Steuerliche Zweckbindung. Zahllose Optionen liegen auf dem Tisch. Möglich wäre, dass die Tabak-, die Alkohol- oder ein Teil der Lohnsteuer für die Pflegefinanzierung zweckgewidmet werden. Ein Experte bringt neuerlich die Idee einer Handymasten-Steuer ins Spiel. Die türkis-blaue Koalition hat zumindest eine Pflegefinanzierung durch eine Erbschafts- und Schenkungssteuer ausgeschlossen. Felderer lehnt die Idee einer Zweckbindung komplett ab: „Das ist finanz- und budgetpolitisch unsinnig, weil sich der Staat jeglichen Spielraums beraubt.“

Feiertag. In Deutschland wurde 1995 auf Betreiben des damaligen CDU-Sozialministers Norbert Blüm der Buß- und Bettag als Feiertag abgeschafft. Durch die zusätzliche Einführung eines Arbeitstages, also durch eine Erhöhung der Produktivität, sollten die Mehrkosten, die eine verpflichtende Pflegeversicherung mit sich bringt, kompensiert werden. Felderer sieht das Modell skeptisch – und gibt außerdem zu bedenken, dass damit wahrscheinlich kaum alle Kosten abgedeckt werden können.

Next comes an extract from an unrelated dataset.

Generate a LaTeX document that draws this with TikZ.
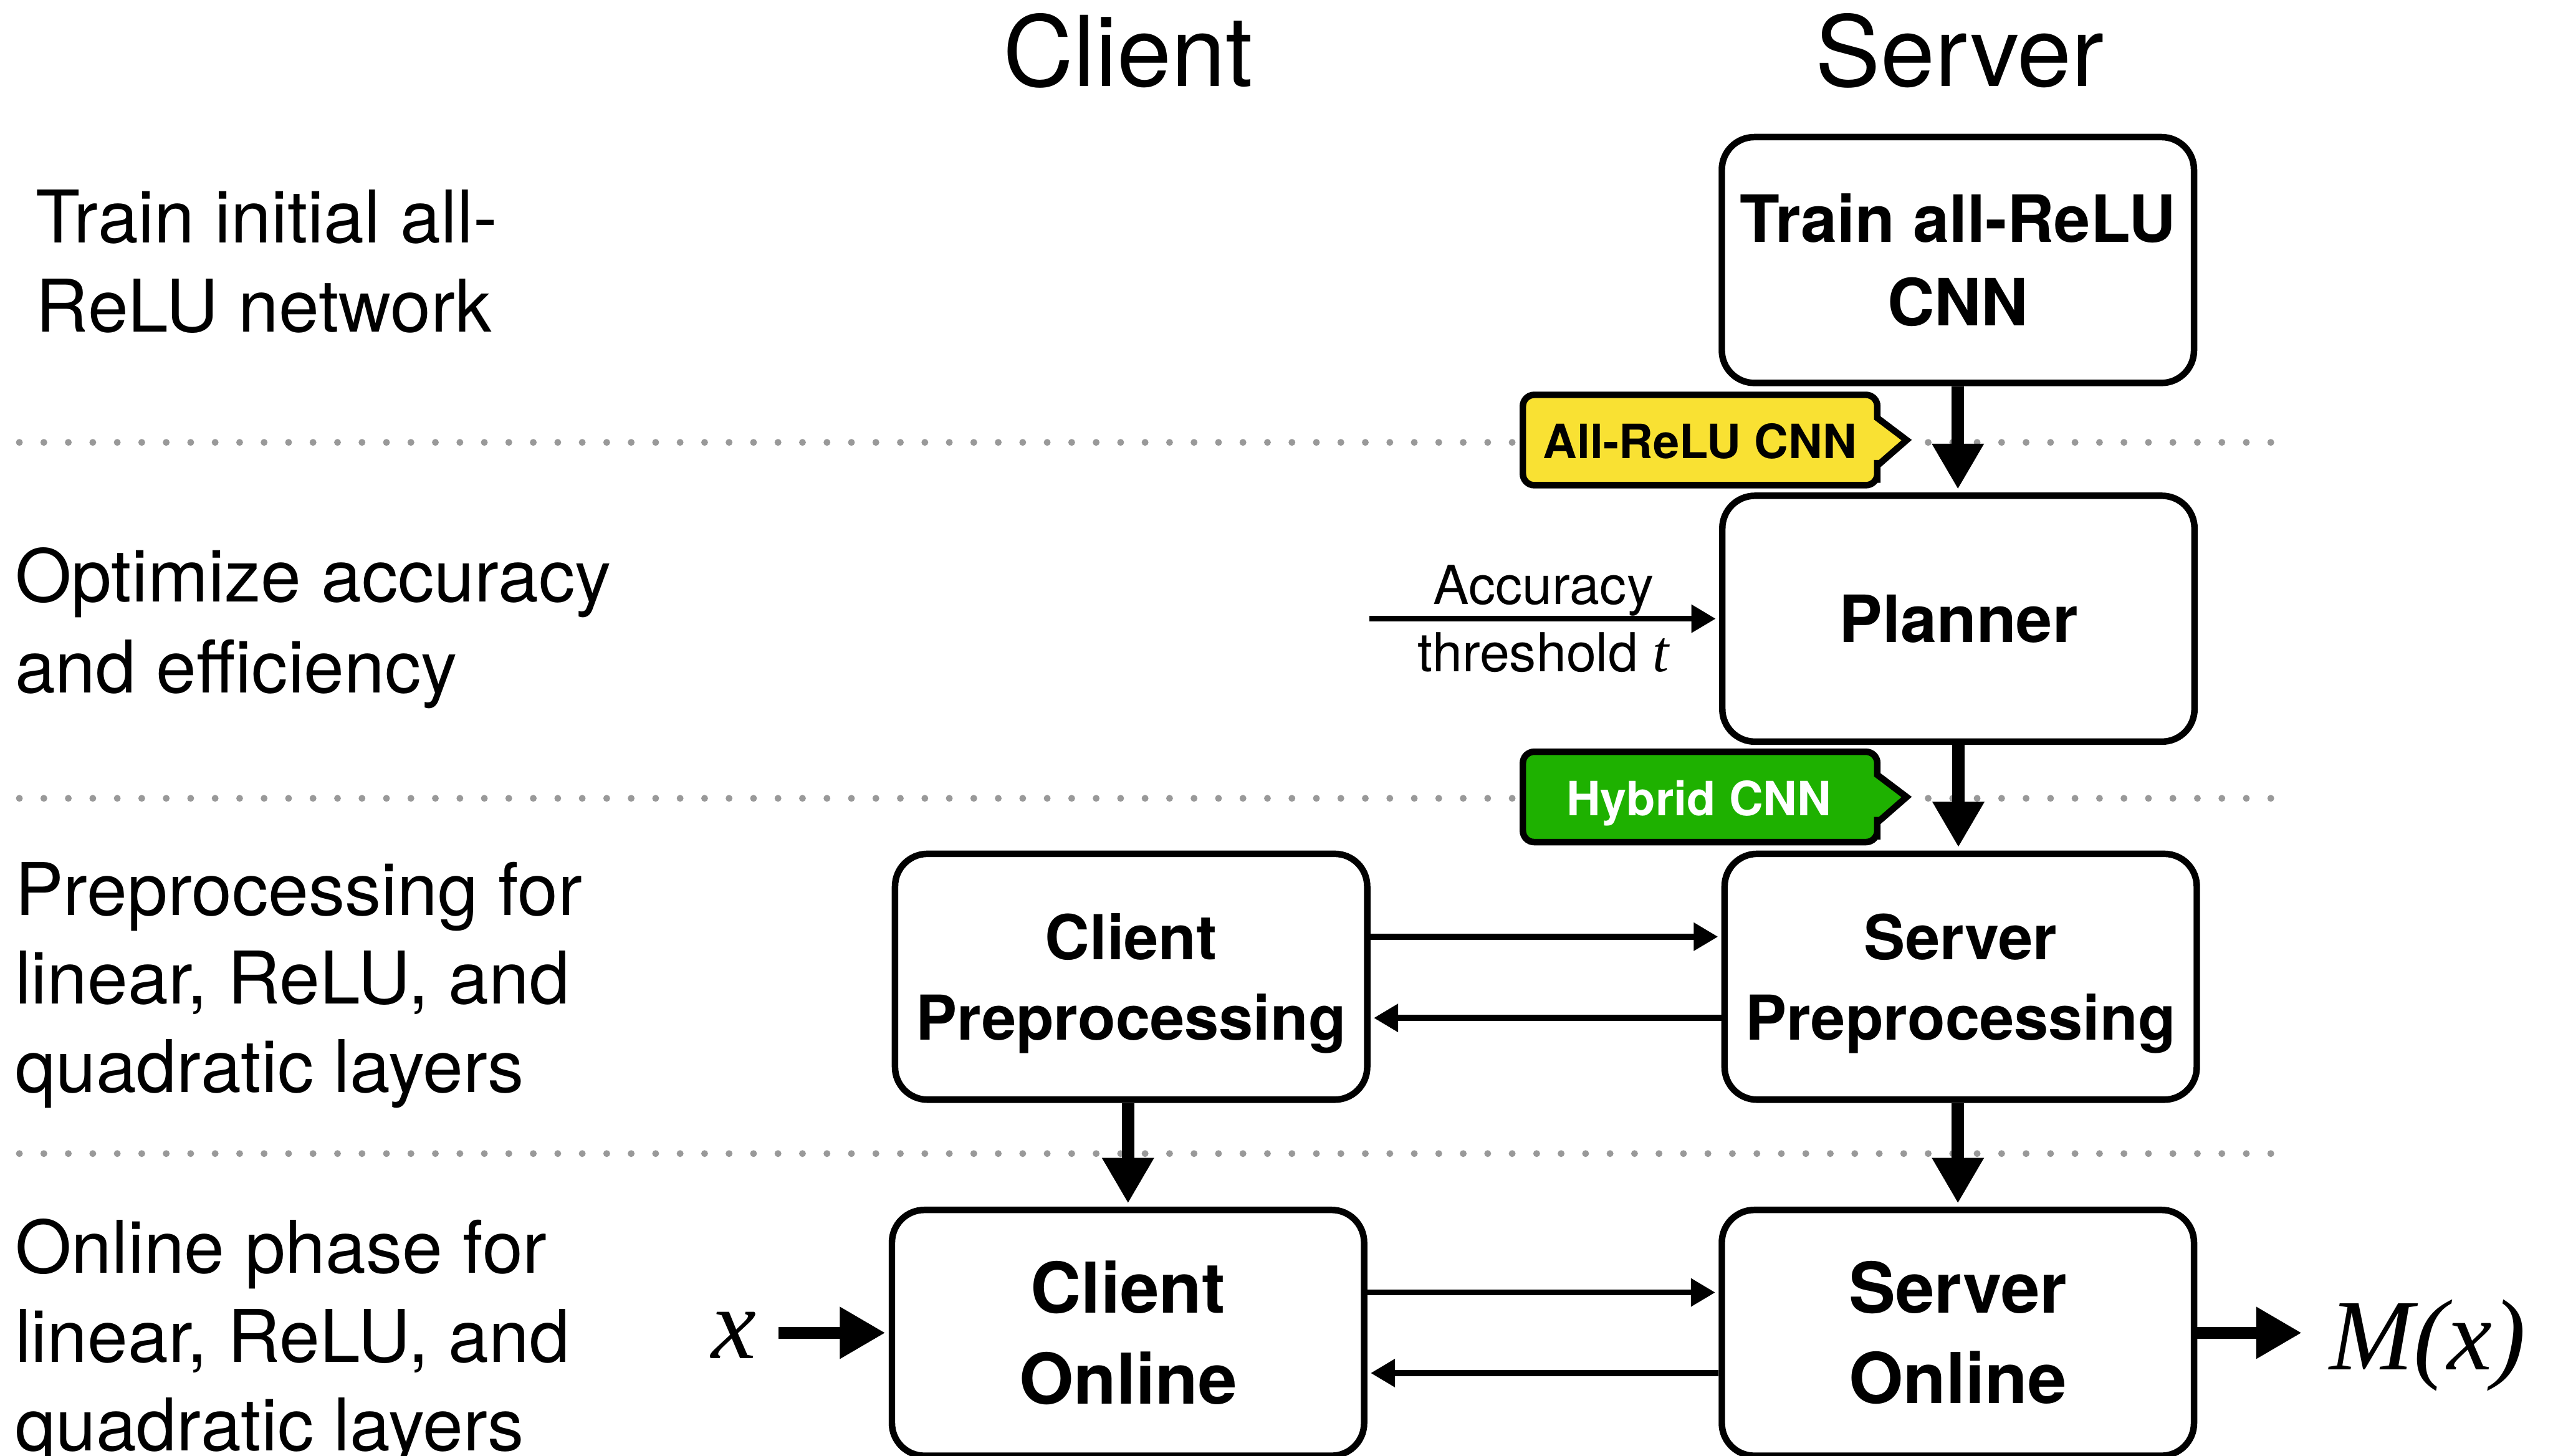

Urlaubstag. Küberl bringt als Alternative zur Abschaffung eines Feiertags die Abschaffung eines Urlaubstags ins Spiel. Ob die Gewerkschaften da mitspielen, ist fraglich. Eine zweite Alternative wäre, so Küberl, dass die von der Regierung in Erwägung gezogene Abschaffung der kalten Progression zu einem Teil für die Finanzierung der Pflege aufgewendet wird.

So wie bisher. Derzeit wird die Pflege zum überwiegenden Teil aus dem Budget bestritten, 4,7 Milliarden wenden Bund und Land auf. Felderer findet das jetzige System gar nicht so schlecht. Die Abschaffung des Regresses sei allerdings ein schwerer Fehler gewesen. „Wir sollten uns in Ruhe hinsetzen und alle Möglichkeit durchdenken“, warnt Felderer vor Schnellschüssen.